● **Instructions to follow**: Produce an exact transcription of the listing below, omitting the pictures.

● **Raw data**:
►

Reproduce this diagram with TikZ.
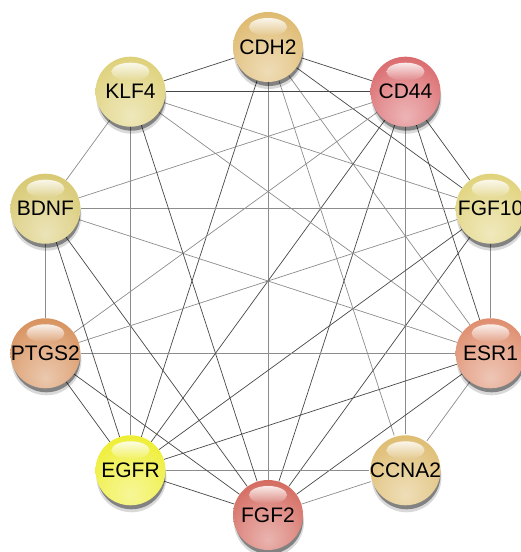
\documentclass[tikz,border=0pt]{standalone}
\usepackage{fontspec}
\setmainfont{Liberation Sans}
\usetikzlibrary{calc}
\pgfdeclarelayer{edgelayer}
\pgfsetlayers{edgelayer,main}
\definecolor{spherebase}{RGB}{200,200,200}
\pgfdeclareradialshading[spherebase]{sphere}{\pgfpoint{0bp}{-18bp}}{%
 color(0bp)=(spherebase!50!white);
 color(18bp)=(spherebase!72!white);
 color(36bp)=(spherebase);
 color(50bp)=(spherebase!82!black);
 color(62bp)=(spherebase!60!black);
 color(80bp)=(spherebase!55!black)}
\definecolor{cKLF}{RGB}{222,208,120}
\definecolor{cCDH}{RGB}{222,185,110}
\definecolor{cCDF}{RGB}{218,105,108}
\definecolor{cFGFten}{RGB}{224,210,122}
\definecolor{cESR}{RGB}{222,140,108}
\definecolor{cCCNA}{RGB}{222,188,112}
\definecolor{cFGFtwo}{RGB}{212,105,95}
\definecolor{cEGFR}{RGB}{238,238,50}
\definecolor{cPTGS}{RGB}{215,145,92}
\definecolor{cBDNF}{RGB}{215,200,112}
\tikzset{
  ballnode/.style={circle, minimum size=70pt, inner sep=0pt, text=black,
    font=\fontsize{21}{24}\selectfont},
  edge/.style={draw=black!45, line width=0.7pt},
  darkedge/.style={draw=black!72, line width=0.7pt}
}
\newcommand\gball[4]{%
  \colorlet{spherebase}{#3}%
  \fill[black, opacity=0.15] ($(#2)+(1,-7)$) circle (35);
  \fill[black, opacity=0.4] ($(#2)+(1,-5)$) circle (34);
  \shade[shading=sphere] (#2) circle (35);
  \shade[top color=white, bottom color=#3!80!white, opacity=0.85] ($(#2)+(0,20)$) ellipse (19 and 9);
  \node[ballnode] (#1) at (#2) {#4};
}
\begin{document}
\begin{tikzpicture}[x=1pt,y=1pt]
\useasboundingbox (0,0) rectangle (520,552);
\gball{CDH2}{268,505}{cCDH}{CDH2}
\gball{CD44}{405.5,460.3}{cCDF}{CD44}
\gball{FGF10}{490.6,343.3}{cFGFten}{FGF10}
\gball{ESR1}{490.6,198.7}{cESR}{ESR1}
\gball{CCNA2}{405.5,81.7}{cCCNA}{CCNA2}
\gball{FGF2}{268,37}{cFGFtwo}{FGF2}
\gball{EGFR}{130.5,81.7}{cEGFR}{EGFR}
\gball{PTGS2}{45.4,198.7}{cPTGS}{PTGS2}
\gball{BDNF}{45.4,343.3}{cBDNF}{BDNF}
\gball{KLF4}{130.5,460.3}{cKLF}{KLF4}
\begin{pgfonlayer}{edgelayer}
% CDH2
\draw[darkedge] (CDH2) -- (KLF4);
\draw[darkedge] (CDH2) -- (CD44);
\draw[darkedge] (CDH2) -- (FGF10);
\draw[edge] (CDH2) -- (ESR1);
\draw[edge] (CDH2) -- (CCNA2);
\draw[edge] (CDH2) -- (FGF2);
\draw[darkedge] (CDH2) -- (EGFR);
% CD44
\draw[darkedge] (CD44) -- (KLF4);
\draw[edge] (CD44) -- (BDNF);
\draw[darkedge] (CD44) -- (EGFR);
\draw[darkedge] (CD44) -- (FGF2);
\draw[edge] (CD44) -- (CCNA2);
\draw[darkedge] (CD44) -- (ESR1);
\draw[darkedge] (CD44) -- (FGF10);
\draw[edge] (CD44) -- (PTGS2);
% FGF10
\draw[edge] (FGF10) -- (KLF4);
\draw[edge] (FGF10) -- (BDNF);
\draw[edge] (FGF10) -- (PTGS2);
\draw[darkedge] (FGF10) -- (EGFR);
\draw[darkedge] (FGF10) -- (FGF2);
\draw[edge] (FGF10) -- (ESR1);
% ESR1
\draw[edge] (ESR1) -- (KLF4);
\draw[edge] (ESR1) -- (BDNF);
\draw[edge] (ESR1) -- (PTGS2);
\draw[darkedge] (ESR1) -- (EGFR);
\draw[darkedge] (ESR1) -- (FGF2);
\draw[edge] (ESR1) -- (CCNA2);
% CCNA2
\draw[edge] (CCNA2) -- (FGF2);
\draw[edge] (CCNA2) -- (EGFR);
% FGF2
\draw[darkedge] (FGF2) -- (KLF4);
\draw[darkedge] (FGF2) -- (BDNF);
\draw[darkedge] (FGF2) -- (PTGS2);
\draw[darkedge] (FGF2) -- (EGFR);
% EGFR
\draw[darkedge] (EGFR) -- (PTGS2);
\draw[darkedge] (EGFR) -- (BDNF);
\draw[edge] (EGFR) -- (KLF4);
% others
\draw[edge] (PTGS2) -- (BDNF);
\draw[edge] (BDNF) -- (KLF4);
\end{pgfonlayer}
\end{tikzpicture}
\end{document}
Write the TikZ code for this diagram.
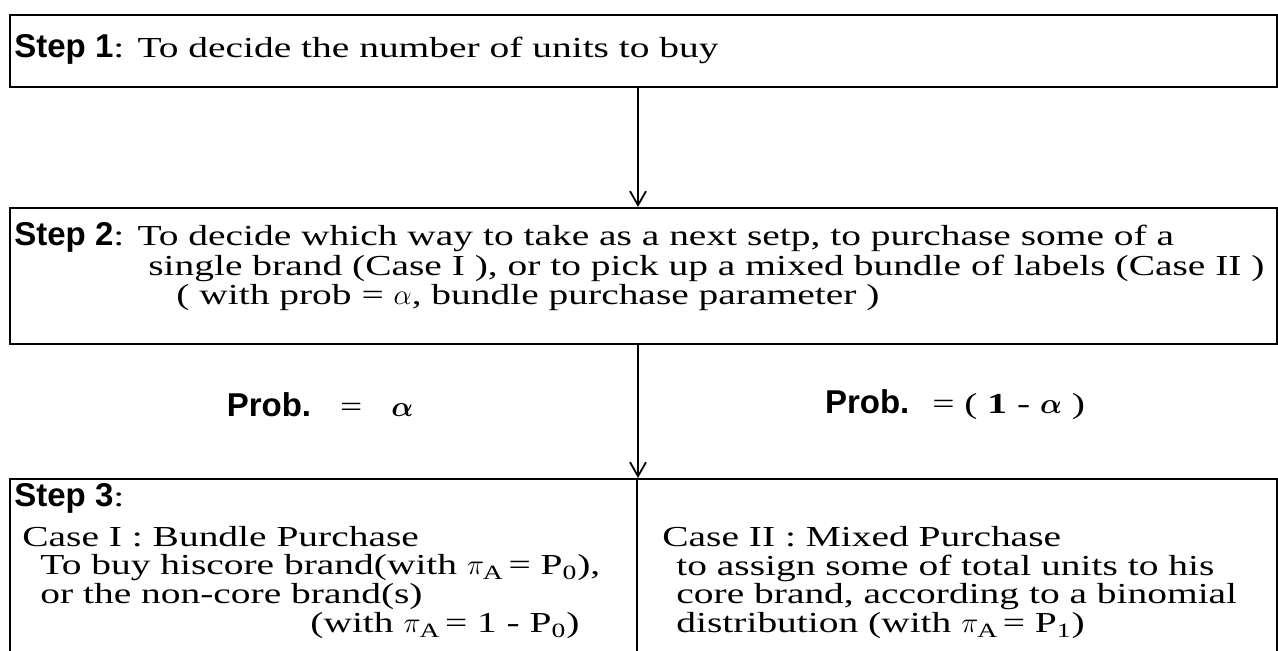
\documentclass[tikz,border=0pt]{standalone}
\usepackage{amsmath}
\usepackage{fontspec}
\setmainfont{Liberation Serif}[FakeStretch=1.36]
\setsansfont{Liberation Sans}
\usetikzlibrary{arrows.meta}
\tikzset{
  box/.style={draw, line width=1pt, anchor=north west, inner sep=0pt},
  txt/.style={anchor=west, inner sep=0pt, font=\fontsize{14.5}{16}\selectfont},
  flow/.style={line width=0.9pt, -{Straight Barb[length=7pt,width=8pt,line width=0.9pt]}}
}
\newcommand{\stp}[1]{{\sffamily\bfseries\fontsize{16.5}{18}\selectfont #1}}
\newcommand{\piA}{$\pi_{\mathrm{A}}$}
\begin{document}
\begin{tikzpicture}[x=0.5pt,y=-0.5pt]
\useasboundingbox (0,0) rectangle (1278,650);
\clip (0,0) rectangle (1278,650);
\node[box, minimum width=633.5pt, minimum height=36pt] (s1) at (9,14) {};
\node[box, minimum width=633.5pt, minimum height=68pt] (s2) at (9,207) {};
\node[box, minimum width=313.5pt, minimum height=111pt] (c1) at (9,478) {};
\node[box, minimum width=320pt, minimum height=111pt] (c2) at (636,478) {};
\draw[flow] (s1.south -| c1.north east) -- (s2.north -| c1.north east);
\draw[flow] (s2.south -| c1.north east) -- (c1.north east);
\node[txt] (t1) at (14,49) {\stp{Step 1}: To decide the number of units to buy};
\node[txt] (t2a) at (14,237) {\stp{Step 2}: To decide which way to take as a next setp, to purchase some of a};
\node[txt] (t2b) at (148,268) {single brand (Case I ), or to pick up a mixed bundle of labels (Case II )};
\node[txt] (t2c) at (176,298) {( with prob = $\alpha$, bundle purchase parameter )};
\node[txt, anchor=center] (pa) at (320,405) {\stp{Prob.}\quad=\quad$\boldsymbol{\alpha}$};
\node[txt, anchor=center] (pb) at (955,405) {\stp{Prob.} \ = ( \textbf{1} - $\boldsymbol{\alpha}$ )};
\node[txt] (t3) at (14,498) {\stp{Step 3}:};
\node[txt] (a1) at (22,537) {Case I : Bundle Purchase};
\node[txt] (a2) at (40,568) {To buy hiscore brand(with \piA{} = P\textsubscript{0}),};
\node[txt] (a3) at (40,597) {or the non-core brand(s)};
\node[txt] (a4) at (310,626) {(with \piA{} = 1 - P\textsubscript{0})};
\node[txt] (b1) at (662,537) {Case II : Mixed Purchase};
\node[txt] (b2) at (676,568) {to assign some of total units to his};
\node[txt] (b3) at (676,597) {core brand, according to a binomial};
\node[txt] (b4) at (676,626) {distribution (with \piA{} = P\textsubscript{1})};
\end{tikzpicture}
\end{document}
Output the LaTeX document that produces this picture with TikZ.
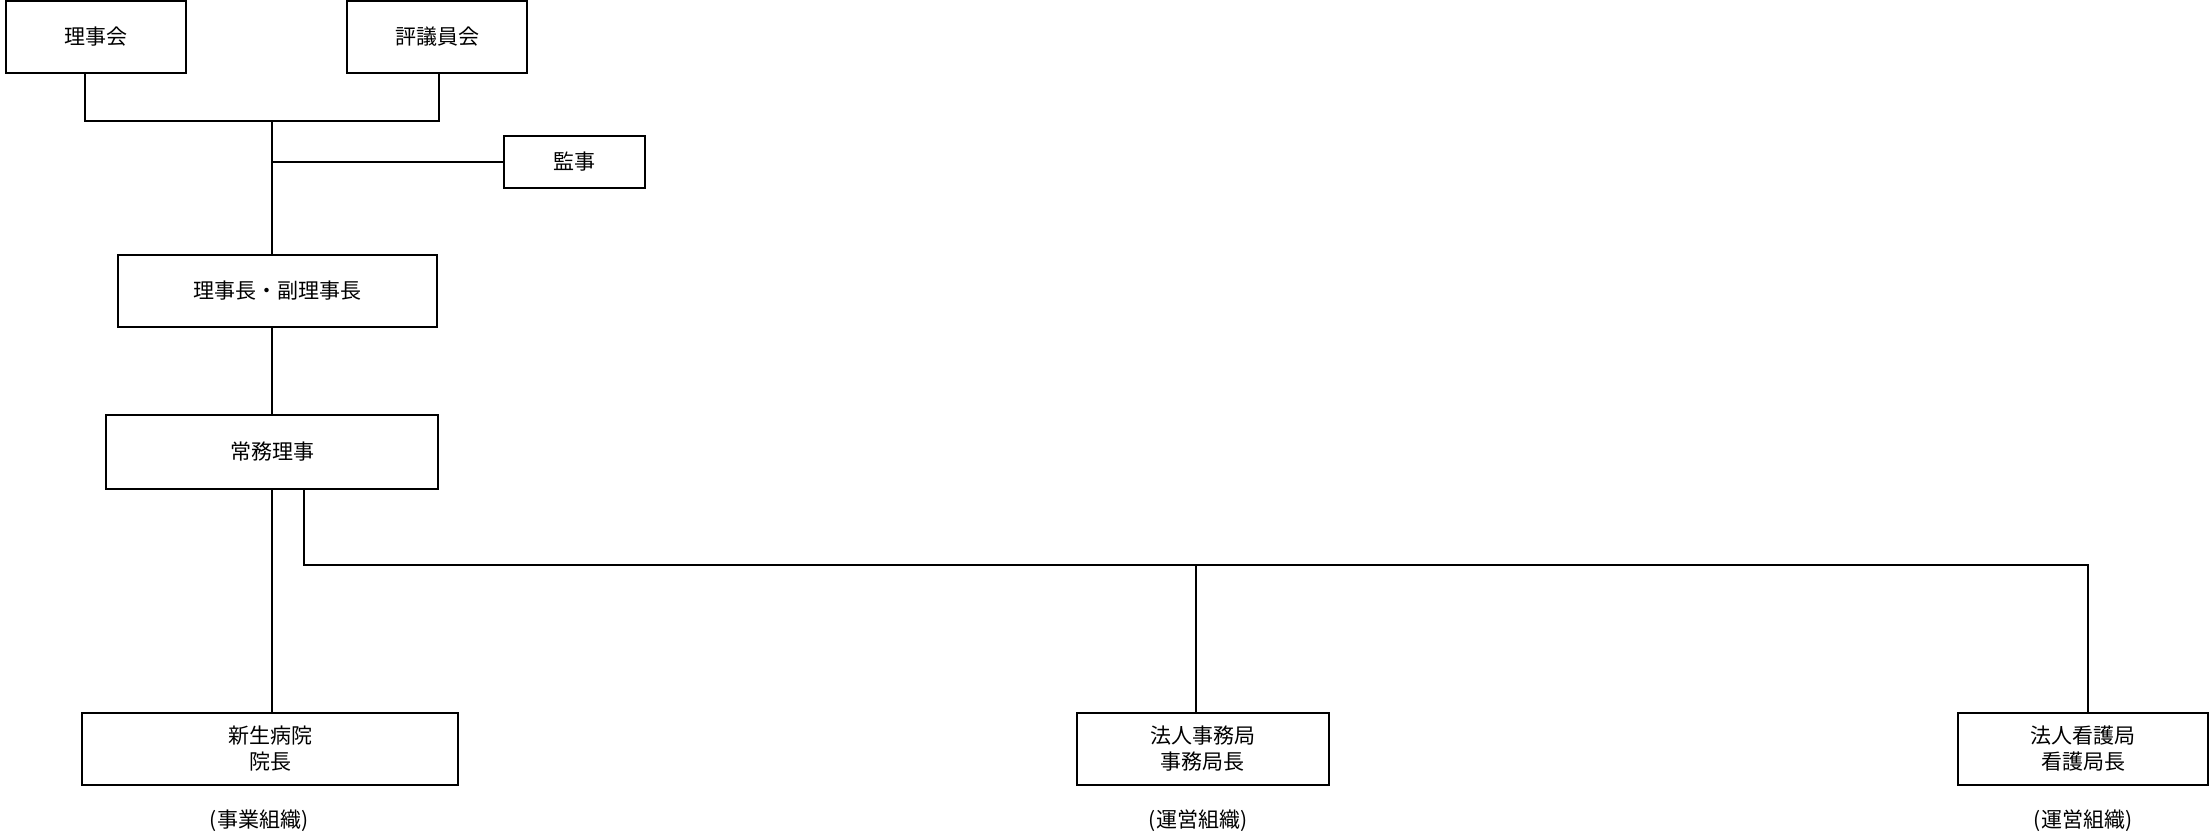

◄

● **Expected answer**:
Reproduce this diagram with TikZ.
\documentclass[tikz,border=0pt]{standalone}
\usepackage{fontspec}
\setmainfont{Liberation Sans}
\usetikzlibrary{calc}
\pgfdeclarelayer{edgelayer}
\pgfsetlayers{edgelayer,main}
\definecolor{spherebase}{RGB}{200,200,200}
\pgfdeclareradialshading[spherebase]{sphere}{\pgfpoint{0bp}{-18bp}}{%
 color(0bp)=(spherebase!50!white);
 color(18bp)=(spherebase!72!white);
 color(36bp)=(spherebase);
 color(50bp)=(spherebase!82!black);
 color(62bp)=(spherebase!60!black);
 color(80bp)=(spherebase!55!black)}
\definecolor{cKLF}{RGB}{222,208,120}
\definecolor{cCDH}{RGB}{222,185,110}
\definecolor{cCDF}{RGB}{218,105,108}
\definecolor{cFGFten}{RGB}{224,210,122}
\definecolor{cESR}{RGB}{222,140,108}
\definecolor{cCCNA}{RGB}{222,188,112}
\definecolor{cFGFtwo}{RGB}{212,105,95}
\definecolor{cEGFR}{RGB}{238,238,50}
\definecolor{cPTGS}{RGB}{215,145,92}
\definecolor{cBDNF}{RGB}{215,200,112}
\tikzset{
  ballnode/.style={circle, minimum size=70pt, inner sep=0pt, text=black,
    font=\fontsize{21}{24}\selectfont},
  edge/.style={draw=black!45, line width=0.7pt},
  darkedge/.style={draw=black!72, line width=0.7pt}
}
\newcommand\gball[4]{%
  \colorlet{spherebase}{#3}%
  \fill[black, opacity=0.15] ($(#2)+(1,-7)$) circle (35);
  \fill[black, opacity=0.4] ($(#2)+(1,-5)$) circle (34);
  \shade[shading=sphere] (#2) circle (35);
  \shade[top color=white, bottom color=#3!80!white, opacity=0.85] ($(#2)+(0,20)$) ellipse (19 and 9);
  \node[ballnode] (#1) at (#2) {#4};
}
\begin{document}
\begin{tikzpicture}[x=1pt,y=1pt]
\useasboundingbox (0,0) rectangle (520,552);
\gball{CDH2}{268,505}{cCDH}{CDH2}
\gball{CD44}{405.5,460.3}{cCDF}{CD44}
\gball{FGF10}{490.6,343.3}{cFGFten}{FGF10}
\gball{ESR1}{490.6,198.7}{cESR}{ESR1}
\gball{CCNA2}{405.5,81.7}{cCCNA}{CCNA2}
\gball{FGF2}{268,37}{cFGFtwo}{FGF2}
\gball{EGFR}{130.5,81.7}{cEGFR}{EGFR}
\gball{PTGS2}{45.4,198.7}{cPTGS}{PTGS2}
\gball{BDNF}{45.4,343.3}{cBDNF}{BDNF}
\gball{KLF4}{130.5,460.3}{cKLF}{KLF4}
\begin{pgfonlayer}{edgelayer}
% CDH2
\draw[darkedge] (CDH2) -- (KLF4);
\draw[darkedge] (CDH2) -- (CD44);
\draw[darkedge] (CDH2) -- (FGF10);
\draw[edge] (CDH2) -- (ESR1);
\draw[edge] (CDH2) -- (CCNA2);
\draw[edge] (CDH2) -- (FGF2);
\draw[darkedge] (CDH2) -- (EGFR);
% CD44
\draw[darkedge] (CD44) -- (KLF4);
\draw[edge] (CD44) -- (BDNF);
\draw[darkedge] (CD44) -- (EGFR);
\draw[darkedge] (CD44) -- (FGF2);
\draw[edge] (CD44) -- (CCNA2);
\draw[darkedge] (CD44) -- (ESR1);
\draw[darkedge] (CD44) -- (FGF10);
\draw[edge] (CD44) -- (PTGS2);
% FGF10
\draw[edge] (FGF10) -- (KLF4);
\draw[edge] (FGF10) -- (BDNF);
\draw[edge] (FGF10) -- (PTGS2);
\draw[darkedge] (FGF10) -- (EGFR);
\draw[darkedge] (FGF10) -- (FGF2);
\draw[edge] (FGF10) -- (ESR1);
% ESR1
\draw[edge] (ESR1) -- (KLF4);
\draw[edge] (ESR1) -- (BDNF);
\draw[edge] (ESR1) -- (PTGS2);
\draw[darkedge] (ESR1) -- (EGFR);
\draw[darkedge] (ESR1) -- (FGF2);
\draw[edge] (ESR1) -- (CCNA2);
% CCNA2
\draw[edge] (CCNA2) -- (FGF2);
\draw[edge] (CCNA2) -- (EGFR);
% FGF2
\draw[darkedge] (FGF2) -- (KLF4);
\draw[darkedge] (FGF2) -- (BDNF);
\draw[darkedge] (FGF2) -- (PTGS2);
\draw[darkedge] (FGF2) -- (EGFR);
% EGFR
\draw[darkedge] (EGFR) -- (PTGS2);
\draw[darkedge] (EGFR) -- (BDNF);
\draw[edge] (EGFR) -- (KLF4);
% others
\draw[edge] (PTGS2) -- (BDNF);
\draw[edge] (BDNF) -- (KLF4);
\end{pgfonlayer}
\end{tikzpicture}
\end{document}
Write the TikZ code for this diagram.
\documentclass[tikz,border=0pt]{standalone}
\usepackage{amsmath}
\usepackage{fontspec}
\setmainfont{Liberation Serif}[FakeStretch=1.36]
\setsansfont{Liberation Sans}
\usetikzlibrary{arrows.meta}
\tikzset{
  box/.style={draw, line width=1pt, anchor=north west, inner sep=0pt},
  txt/.style={anchor=west, inner sep=0pt, font=\fontsize{14.5}{16}\selectfont},
  flow/.style={line width=0.9pt, -{Straight Barb[length=7pt,width=8pt,line width=0.9pt]}}
}
\newcommand{\stp}[1]{{\sffamily\bfseries\fontsize{16.5}{18}\selectfont #1}}
\newcommand{\piA}{$\pi_{\mathrm{A}}$}
\begin{document}
\begin{tikzpicture}[x=0.5pt,y=-0.5pt]
\useasboundingbox (0,0) rectangle (1278,650);
\clip (0,0) rectangle (1278,650);
\node[box, minimum width=633.5pt, minimum height=36pt] (s1) at (9,14) {};
\node[box, minimum width=633.5pt, minimum height=68pt] (s2) at (9,207) {};
\node[box, minimum width=313.5pt, minimum height=111pt] (c1) at (9,478) {};
\node[box, minimum width=320pt, minimum height=111pt] (c2) at (636,478) {};
\draw[flow] (s1.south -| c1.north east) -- (s2.north -| c1.north east);
\draw[flow] (s2.south -| c1.north east) -- (c1.north east);
\node[txt] (t1) at (14,49) {\stp{Step 1}: To decide the number of units to buy};
\node[txt] (t2a) at (14,237) {\stp{Step 2}: To decide which way to take as a next setp, to purchase some of a};
\node[txt] (t2b) at (148,268) {single brand (Case I ), or to pick up a mixed bundle of labels (Case II )};
\node[txt] (t2c) at (176,298) {( with prob = $\alpha$, bundle purchase parameter )};
\node[txt, anchor=center] (pa) at (320,405) {\stp{Prob.}\quad=\quad$\boldsymbol{\alpha}$};
\node[txt, anchor=center] (pb) at (955,405) {\stp{Prob.} \ = ( \textbf{1} - $\boldsymbol{\alpha}$ )};
\node[txt] (t3) at (14,498) {\stp{Step 3}:};
\node[txt] (a1) at (22,537) {Case I : Bundle Purchase};
\node[txt] (a2) at (40,568) {To buy hiscore brand(with \piA{} = P\textsubscript{0}),};
\node[txt] (a3) at (40,597) {or the non-core brand(s)};
\node[txt] (a4) at (310,626) {(with \piA{} = 1 - P\textsubscript{0})};
\node[txt] (b1) at (662,537) {Case II : Mixed Purchase};
\node[txt] (b2) at (676,568) {to assign some of total units to his};
\node[txt] (b3) at (676,597) {core brand, according to a binomial};
\node[txt] (b4) at (676,626) {distribution (with \piA{} = P\textsubscript{1})};
\end{tikzpicture}
\end{document}
Output the LaTeX document that produces this picture with TikZ.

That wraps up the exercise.